I have problems with a kernel that uses arrays of a size that is not known at compile time:
attributes(global) SUBROUTINE LWTT_GPU (KLON)
USE CUDAFOR
REAL :: ZTTNC(KLON)
ZTTNC(1)=1
END
Compilation leads to ‘PGF90-S-0155-device arrays may not be automatic’.
What alternatives do I have?
Thanks
AClimate
Hi AClimate,
Automatic arrays have an implicit allocation. When CUDA Fortran was first developed, on device allocation was not available. Hence the restriction. While later versions of CUDA do support on device allocation, we kept the restriction since having many thousands of threads all allocating memory has a severe negative impact on performance.
Instead, you can make these arrays “shared” and pass in the size of the shared memory as the third parameter of your kernel launch configuration. So long as the total does not exceed the available amount of shared memory then this is a good method to use. Since “shared” memory is shared by all threads in a block, if each thread needs to have it’s own memory, add an extra dimension to ZTTNC.
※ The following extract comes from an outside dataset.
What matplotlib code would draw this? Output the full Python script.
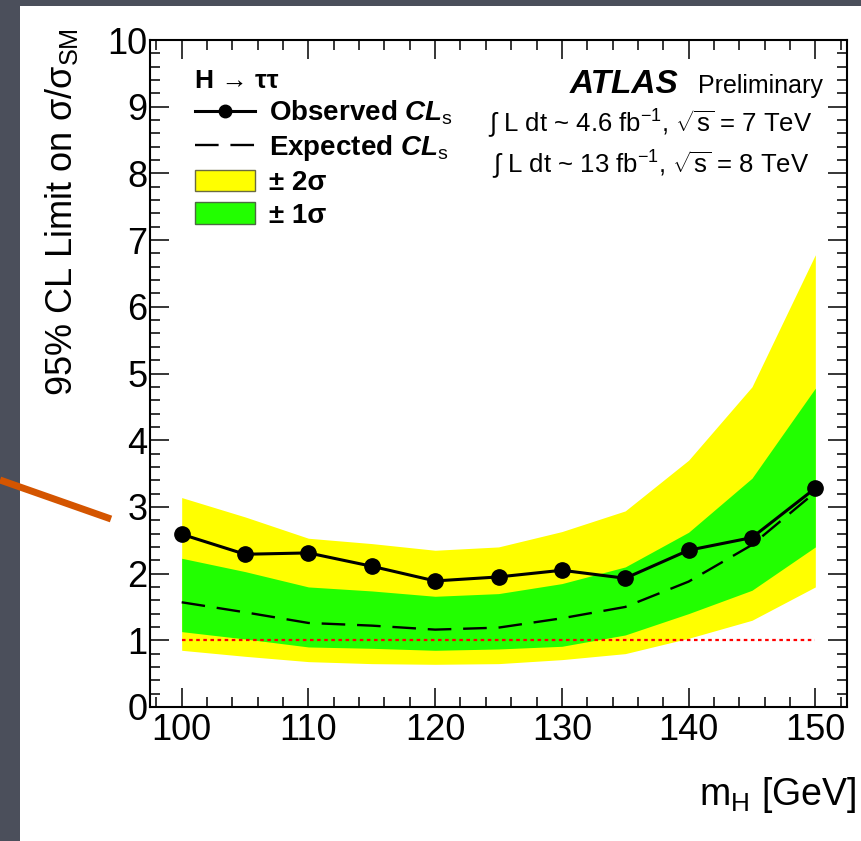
import matplotlib
matplotlib.use('Agg')
import matplotlib.pyplot as plt
from matplotlib.lines import Line2D
from matplotlib.patches import Patch, Rectangle
from matplotlib.ticker import MultipleLocator

plt.rcParams['font.family'] = ['Liberation Sans', 'DejaVu Sans']
plt.rcParams['mathtext.fontset'] = 'custom'
plt.rcParams['mathtext.rm'] = 'Liberation Sans'
plt.rcParams['mathtext.it'] = 'Liberation Sans:italic:bold'
plt.rcParams['mathtext.bf'] = 'Liberation Sans:bold'

# Higgs mass points [GeV]
mass = [100, 105, 110, 115, 120, 125, 130, 135, 140, 145, 150]
# 95% CL limits on sigma/sigma_SM
observed = [2.59, 2.29, 2.31, 2.11, 1.89, 1.95, 2.05, 1.93, 2.35, 2.54, 3.28]
expected = [1.57, 1.42, 1.26, 1.22, 1.16, 1.19, 1.33, 1.50, 1.88, 2.43, 3.22]
plus1 = [2.23, 2.03, 1.80, 1.74, 1.66, 1.70, 1.85, 2.10, 2.62, 3.43, 4.78]
minus1 = [1.13, 1.02, 0.90, 0.88, 0.85, 0.87, 0.91, 1.08, 1.40, 1.75, 2.40]
plus2 = [3.14, 2.85, 2.53, 2.45, 2.35, 2.40, 2.63, 2.94, 3.70, 4.80, 6.78]
minus2 = [0.85, 0.76, 0.68, 0.65, 0.64, 0.65, 0.71, 0.80, 1.03, 1.30, 1.80]
sm_line = 1.0

W, H = 862, 841
YELLOW = '#ffff00'
GREEN = '#22ff00'

fig = plt.figure(figsize=(W / 100, H / 100), dpi=100)
fig.patch.set_facecolor('#4b4f5b')

# white slide panel
fig.add_artist(Rectangle((20 / W, 0), 1 - 20 / W, 835 / H, transform=fig.transFigure,
                         facecolor='white', edgecolor='none', zorder=-5))

ax = fig.add_axes([150 / W, 134 / H, 697 / W, 667 / H])

ax.fill_between(mass, minus2, plus2, color=YELLOW, lw=0)
ax.fill_between(mass, minus1, plus1, color=GREEN, lw=0)
ax.hlines(sm_line, mass[0], mass[-1], colors='red', linestyles=(0, (1.6, 1.6)), lw=1.6)
ax.plot(mass, expected, color='black', ls=(0, (10, 5)), lw=1.7)
ax.plot(mass, observed, color='black', lw=2.2, marker='o', ms=11)

ax.set_xlim(97.5, 152.5)
ax.set_ylim(0, 10)
ax.xaxis.set_major_locator(MultipleLocator(10))
ax.xaxis.set_minor_locator(MultipleLocator(2))
ax.yaxis.set_major_locator(MultipleLocator(1))
ax.yaxis.set_minor_locator(MultipleLocator(0.2))
ax.tick_params(which='both', direction='in', top=True, right=True, width=1.1, labelsize=26)
ax.tick_params(which='major', length=13.5)
ax.tick_params(which='minor', length=7)
ax.tick_params(axis='y', pad=2)
ax.tick_params(axis='x', pad=4)
for s in ax.spines.values():
    s.set_linewidth(1.5)

ax.set_ylabel('95% CL Limit on σ/σ$_{\\rm SM}$', fontsize=26, loc='top')
ax.yaxis.set_label_coords(-0.1, 1.018)
ax.set_xlabel('m$_{\\rm H}$ [GeV]', fontsize=27, loc='right')
ax.xaxis.set_label_coords(1.013, -0.102)

handles = [
    Line2D([], [], color='black', lw=2.2, marker='o', ms=9),
    Line2D([], [], color='black', lw=1.7, ls=(0, (10, 5))),
    Patch(facecolor=YELLOW, edgecolor='#6b6b40', lw=1),
    Patch(facecolor=GREEN, edgecolor='#4b6b40', lw=1),
]
labels = ['Observed $CL_{\\rm s}$', 'Expected $CL_{\\rm s}$', '± 2σ', '± 1σ']
leg = ax.legend(handles, labels, loc='upper left', bbox_to_anchor=(0.065, 0.957),
                frameon=False, borderpad=0, borderaxespad=0,
                prop={'weight': 'bold', 'size': 20}, title='H → ττ',
                title_fontproperties={'weight': 'bold', 'size': 19},
                alignment='left', handlelength=2.15, handleheight=0.82,
                handletextpad=0.5, labelspacing=0.22)

def fx(px):
    return px / W

def fy(py):
    return 1 - py / H

fig.text(fx(570), fy(93), 'ATLAS', fontsize=24, fontweight='bold', fontstyle='italic')
fig.text(fx(698), fy(93), 'Preliminary', fontsize=18)
fig.text(fx(488), fy(132), '∫ L dt ~ 4.6 fb$^{-1}$, $\\sqrt{\\rm s}$ = 7 TeV', fontsize=18.5)
fig.text(fx(492), fy(173), '∫ L dt ~ 13 fb$^{-1}$, $\\sqrt{\\rm s}$ = 8 TeV', fontsize=18.5)

# pointer line drawn across the slide
fig.add_artist(Line2D([fx(0), fx(111)], [fy(480), fy(519)], transform=fig.transFigure,
                      color='#d45500', lw=5, solid_capstyle='butt'))

fig.savefig('out.png', dpi=100, facecolor=fig.get_facecolor())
For example, something like
attributes(global) SUBROUTINE LWTT_GPU (KLON)
USE CUDAFOR
INTEGER, VALUE :: KLON
REAL, SHARED :: ZTTNC(blockdim%x,KLON)
ZTTNC(threadidx%x,1)=1
END
shdsize = 4*KLON*threads
call LWTT_GPU<<<blocks,threads,shdsize>>>(KLON)
Note, KLON should be passed by value given Fortran defaults to passing by reference. You could instead make KLON is a device scalar but that would mean having a second host copy.
Also, make sure LWTT_GPU has an explicit interface or is in a module.
Hope this helps,
Mat